__Exercise requirements__: Collect all lines from the records below that include the word "standalone".

▽

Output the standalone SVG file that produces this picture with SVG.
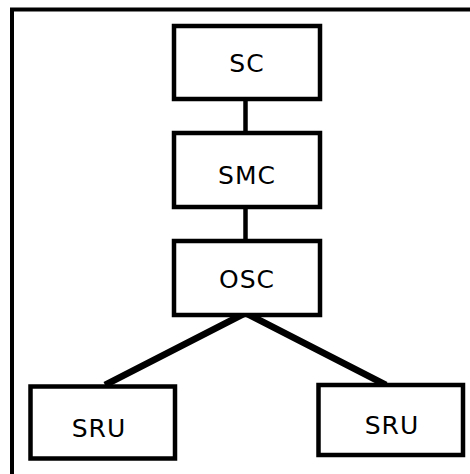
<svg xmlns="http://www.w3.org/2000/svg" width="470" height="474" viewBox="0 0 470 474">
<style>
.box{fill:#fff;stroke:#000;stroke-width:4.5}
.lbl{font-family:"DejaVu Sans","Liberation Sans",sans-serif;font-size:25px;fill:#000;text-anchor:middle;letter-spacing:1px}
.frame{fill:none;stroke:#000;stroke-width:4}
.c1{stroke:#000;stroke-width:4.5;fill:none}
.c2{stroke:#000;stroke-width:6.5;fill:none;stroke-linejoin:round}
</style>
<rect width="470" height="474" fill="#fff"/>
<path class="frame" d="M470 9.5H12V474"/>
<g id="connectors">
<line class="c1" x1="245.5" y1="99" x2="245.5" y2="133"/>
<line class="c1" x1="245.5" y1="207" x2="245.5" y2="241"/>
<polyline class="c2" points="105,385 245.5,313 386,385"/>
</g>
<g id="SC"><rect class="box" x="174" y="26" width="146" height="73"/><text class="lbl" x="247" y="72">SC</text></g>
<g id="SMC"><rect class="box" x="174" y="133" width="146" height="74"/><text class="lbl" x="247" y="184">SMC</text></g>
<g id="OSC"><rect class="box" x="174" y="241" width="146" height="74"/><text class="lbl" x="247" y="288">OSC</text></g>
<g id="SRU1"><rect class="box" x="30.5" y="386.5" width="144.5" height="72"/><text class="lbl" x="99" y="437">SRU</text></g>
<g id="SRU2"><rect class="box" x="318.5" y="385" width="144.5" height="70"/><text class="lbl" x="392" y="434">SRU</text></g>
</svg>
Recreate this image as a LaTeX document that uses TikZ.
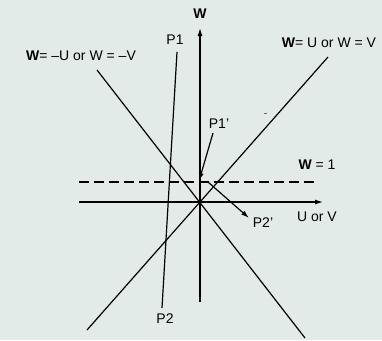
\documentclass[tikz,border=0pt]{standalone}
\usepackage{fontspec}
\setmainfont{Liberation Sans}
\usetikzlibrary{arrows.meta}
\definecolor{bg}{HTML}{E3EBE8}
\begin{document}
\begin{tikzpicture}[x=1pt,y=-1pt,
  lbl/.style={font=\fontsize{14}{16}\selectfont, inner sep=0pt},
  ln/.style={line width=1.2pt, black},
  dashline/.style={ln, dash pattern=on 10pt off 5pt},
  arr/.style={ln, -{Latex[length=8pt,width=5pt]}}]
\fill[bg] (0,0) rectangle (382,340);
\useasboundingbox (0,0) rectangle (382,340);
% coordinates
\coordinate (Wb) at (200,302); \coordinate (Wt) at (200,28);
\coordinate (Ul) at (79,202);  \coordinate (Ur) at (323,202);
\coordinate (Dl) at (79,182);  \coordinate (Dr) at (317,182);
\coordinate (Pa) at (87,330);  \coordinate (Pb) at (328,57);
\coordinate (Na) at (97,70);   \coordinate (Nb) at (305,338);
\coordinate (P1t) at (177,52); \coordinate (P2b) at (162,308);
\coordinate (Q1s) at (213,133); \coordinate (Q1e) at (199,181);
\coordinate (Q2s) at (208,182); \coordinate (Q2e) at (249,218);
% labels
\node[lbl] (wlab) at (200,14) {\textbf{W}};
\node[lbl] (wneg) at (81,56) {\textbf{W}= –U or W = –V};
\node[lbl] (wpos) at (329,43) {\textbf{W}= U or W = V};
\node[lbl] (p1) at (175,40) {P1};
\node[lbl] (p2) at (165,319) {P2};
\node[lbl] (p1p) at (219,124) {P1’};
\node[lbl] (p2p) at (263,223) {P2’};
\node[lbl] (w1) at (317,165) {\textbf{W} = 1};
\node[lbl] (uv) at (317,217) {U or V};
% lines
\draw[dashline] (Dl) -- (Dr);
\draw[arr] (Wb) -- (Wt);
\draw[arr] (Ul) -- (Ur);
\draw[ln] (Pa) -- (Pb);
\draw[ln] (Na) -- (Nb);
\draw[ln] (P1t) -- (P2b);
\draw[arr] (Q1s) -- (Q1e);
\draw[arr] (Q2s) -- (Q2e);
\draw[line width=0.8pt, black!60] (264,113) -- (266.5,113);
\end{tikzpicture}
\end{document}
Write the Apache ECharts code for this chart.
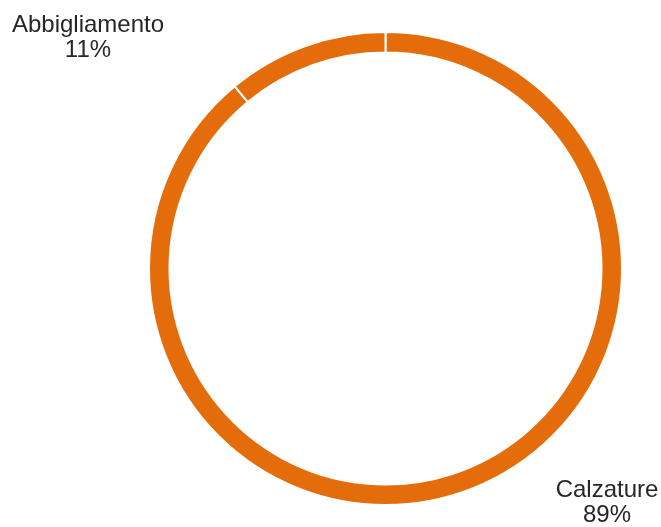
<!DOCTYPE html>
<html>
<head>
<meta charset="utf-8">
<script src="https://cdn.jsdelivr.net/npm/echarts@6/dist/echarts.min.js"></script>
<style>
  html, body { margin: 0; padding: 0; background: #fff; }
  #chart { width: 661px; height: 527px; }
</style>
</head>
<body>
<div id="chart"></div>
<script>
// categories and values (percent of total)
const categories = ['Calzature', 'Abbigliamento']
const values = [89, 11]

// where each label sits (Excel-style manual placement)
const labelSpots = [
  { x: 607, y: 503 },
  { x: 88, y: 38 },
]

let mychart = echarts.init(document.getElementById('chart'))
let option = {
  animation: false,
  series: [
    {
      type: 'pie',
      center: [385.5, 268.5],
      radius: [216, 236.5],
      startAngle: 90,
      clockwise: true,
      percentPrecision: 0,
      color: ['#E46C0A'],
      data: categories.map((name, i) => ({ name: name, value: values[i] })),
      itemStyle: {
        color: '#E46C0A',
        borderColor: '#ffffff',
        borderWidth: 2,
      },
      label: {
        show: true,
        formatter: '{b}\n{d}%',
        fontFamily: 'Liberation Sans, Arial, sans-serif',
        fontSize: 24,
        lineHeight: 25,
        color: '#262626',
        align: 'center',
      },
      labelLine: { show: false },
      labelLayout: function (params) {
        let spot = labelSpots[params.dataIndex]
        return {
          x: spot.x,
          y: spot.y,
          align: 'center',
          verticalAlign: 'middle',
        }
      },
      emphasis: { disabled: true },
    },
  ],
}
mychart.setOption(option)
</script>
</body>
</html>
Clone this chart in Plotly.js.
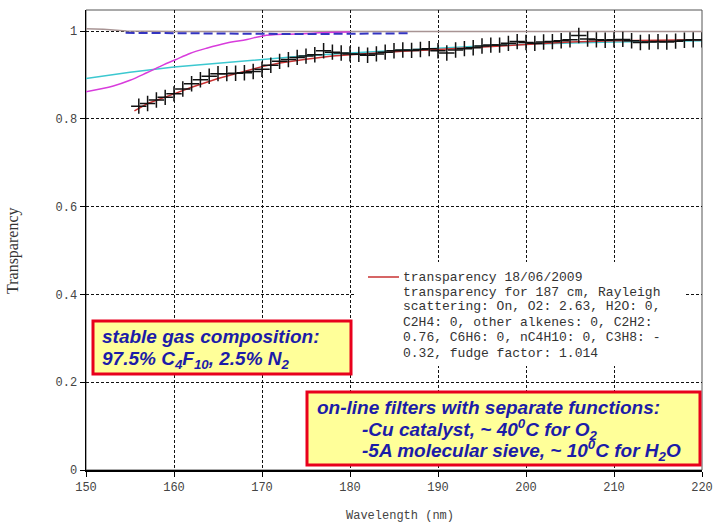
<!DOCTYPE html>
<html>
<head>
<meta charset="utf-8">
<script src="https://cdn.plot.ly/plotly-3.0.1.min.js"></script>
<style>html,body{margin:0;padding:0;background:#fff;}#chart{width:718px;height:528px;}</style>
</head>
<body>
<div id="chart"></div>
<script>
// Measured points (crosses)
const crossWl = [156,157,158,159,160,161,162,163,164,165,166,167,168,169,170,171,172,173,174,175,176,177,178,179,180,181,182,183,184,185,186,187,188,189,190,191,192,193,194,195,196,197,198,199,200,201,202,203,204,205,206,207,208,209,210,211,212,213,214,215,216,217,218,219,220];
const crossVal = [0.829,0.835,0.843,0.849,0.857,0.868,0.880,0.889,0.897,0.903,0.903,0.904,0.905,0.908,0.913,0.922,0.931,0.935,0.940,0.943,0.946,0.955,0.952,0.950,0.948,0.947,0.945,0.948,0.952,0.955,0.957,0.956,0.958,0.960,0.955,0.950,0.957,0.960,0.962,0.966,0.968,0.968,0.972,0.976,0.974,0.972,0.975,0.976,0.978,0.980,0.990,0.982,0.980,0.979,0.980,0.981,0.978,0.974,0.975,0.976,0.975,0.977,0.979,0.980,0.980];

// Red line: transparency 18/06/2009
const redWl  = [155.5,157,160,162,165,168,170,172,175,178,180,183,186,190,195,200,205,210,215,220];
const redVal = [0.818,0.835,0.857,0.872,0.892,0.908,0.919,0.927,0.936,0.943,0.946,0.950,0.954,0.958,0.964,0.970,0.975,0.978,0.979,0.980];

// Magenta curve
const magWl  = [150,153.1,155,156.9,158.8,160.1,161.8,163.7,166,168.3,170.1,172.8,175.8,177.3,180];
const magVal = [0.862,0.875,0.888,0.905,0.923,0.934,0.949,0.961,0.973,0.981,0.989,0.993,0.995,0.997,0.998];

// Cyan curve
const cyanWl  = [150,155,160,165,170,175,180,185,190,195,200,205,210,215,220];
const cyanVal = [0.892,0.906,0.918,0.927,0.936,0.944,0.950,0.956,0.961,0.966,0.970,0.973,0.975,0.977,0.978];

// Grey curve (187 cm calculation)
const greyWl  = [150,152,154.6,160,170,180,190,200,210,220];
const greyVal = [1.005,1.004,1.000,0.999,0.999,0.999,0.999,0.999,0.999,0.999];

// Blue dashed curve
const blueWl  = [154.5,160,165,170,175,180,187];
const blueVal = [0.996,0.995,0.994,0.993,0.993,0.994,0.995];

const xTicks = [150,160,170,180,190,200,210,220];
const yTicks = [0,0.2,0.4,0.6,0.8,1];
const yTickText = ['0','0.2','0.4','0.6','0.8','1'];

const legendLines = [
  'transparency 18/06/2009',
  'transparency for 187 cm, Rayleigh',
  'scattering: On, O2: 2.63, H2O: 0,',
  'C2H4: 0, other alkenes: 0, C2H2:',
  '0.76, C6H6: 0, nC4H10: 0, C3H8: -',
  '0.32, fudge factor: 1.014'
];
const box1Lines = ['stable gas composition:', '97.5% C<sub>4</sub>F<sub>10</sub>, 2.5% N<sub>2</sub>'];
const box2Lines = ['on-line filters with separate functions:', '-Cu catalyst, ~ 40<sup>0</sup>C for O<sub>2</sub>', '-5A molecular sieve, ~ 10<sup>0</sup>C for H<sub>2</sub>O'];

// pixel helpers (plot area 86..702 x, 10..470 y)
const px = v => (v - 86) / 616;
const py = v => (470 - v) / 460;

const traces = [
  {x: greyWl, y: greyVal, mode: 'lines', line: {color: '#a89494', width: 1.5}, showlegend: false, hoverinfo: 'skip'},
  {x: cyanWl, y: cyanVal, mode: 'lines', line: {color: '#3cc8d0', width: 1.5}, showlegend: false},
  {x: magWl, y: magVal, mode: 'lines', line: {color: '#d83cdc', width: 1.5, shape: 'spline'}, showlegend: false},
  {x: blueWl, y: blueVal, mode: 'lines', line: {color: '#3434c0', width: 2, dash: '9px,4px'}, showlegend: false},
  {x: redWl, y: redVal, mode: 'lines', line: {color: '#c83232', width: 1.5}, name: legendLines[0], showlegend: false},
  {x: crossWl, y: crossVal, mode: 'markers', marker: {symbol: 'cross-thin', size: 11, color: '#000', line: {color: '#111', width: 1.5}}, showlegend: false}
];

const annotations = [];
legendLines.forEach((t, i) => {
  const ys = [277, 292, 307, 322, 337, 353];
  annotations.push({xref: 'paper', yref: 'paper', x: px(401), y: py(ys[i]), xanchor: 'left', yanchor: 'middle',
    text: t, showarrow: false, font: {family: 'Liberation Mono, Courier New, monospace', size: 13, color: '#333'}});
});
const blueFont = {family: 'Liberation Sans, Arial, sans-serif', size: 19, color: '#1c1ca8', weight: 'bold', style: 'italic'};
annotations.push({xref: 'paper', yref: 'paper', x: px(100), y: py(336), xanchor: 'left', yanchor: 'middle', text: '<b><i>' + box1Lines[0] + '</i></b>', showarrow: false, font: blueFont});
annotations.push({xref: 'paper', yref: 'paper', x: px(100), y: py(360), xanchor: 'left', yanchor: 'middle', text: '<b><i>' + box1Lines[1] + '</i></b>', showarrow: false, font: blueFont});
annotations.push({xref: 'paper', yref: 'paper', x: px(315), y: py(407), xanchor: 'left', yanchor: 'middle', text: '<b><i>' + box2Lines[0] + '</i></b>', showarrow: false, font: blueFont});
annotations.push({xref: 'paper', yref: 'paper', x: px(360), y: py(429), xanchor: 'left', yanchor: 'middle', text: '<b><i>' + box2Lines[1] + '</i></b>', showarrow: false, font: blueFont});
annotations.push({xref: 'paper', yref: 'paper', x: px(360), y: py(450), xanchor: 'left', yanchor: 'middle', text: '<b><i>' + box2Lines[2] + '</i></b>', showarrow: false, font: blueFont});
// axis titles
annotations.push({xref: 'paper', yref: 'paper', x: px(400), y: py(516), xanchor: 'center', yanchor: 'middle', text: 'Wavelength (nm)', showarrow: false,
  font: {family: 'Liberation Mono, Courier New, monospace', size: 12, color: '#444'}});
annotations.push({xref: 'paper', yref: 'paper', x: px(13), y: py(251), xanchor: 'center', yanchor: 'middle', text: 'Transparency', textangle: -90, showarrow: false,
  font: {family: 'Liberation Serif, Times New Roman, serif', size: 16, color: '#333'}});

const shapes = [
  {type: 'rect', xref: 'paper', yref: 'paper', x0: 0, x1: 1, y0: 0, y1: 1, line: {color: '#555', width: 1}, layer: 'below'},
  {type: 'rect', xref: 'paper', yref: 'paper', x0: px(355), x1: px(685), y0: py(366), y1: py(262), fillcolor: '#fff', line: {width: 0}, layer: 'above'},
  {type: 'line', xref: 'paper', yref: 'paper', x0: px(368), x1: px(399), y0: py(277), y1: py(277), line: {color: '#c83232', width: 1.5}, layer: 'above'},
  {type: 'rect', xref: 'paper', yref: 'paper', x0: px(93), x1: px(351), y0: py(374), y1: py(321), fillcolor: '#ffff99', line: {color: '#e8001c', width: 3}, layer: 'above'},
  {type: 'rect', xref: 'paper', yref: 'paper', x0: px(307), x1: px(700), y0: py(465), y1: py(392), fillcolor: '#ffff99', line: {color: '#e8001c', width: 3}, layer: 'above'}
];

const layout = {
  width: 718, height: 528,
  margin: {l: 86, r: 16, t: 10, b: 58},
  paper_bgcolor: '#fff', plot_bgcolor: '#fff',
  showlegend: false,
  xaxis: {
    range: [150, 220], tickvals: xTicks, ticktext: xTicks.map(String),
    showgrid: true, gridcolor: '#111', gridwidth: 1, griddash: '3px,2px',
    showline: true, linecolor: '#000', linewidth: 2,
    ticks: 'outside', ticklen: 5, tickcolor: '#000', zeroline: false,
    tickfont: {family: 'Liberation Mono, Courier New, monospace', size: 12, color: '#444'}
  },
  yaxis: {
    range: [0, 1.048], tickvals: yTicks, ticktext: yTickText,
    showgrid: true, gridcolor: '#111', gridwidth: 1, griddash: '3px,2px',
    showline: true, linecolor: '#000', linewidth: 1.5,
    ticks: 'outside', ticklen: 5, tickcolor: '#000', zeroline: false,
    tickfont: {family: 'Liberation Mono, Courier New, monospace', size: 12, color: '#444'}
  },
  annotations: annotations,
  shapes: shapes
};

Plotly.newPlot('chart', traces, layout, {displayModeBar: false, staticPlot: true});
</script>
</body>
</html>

△

__Finished answer__:
Output the standalone SVG file that produces this picture with SVG.
\documentclass[tikz,border=0pt]{standalone}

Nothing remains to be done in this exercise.